Question

Write an equation of the line passing through the point (5, 1) that is perpendicular to the line 5x+3y=15. An equation of the line is y= x+ .

Answer 1

`\displaystyle y = (3)/(5)\, x + (-2)`.

Explanation:

The slope of a line in a plane would be
`m` if the equation of that line could be written in the slope-intercept form
`y = m\, x + b` for some constant
`b`.

Find the slope of the given line by rearranging its equation into the slope-intercept form.

`3\, y = (-5)\, x + 15`.

`\displaystyle y = ((-5))/(3) \, x + 5`.

Thus, the slope of the given line would be
`(-5) / 3`.

Two lines in a plane are perpendicular to one another if and only if the product of their slopes is
`(-1)`.

Let
`m_(1)` and
`m_(2)` denote the slope of the given line and the slope of the line in question, respectively.

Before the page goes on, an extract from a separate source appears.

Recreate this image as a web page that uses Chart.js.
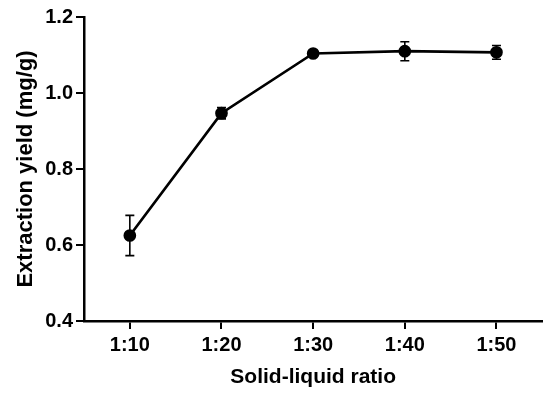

Since the two lines are perpendicular to each other,
`m_(1)\, m_(2) = (-1)`. Apply the fact that the slope of the given line is
`m_(1) = (-5) / 3` and solve for
`m_(2)`, the slope of the line in question.

`\begin{aligned}m_(2) &= ((-1))/(m_(1)) \\ &= ((-1))/((-5) / 3) = (3)/(5)\end{aligned}`.

In other words, the slope of the line perpendicular to
`5\, x + 3\, y = 15` would be
`(3 / 5)`.

If the slope of a line in a plane is
`m`, and that line goes through the point
`(x_(0),\, y_(0))`, the equation of that line in point-slope form would be:

`(y - y_(0)) = m\, (x - x_(0))`.

Since the slope of the line in question is
`(3 / 5)` and that line goes through the point
`(5,\, 1)`, the equation of that line in point-slope form would be:

`\begin{aligned} (y - 1) = (3)/(5)\, (x - 5) \end{aligned}`.

Rearrange this equation as the question requested:

`\begin{aligned} y - 1 = (3)/(5)\, x - 3 \end{aligned}`.

`\begin{aligned} y = (3)/(5)\, x - 2 \end{aligned}`.

`\begin{aligned} y = (3)/(5)\, x + (-2) \end{aligned}`.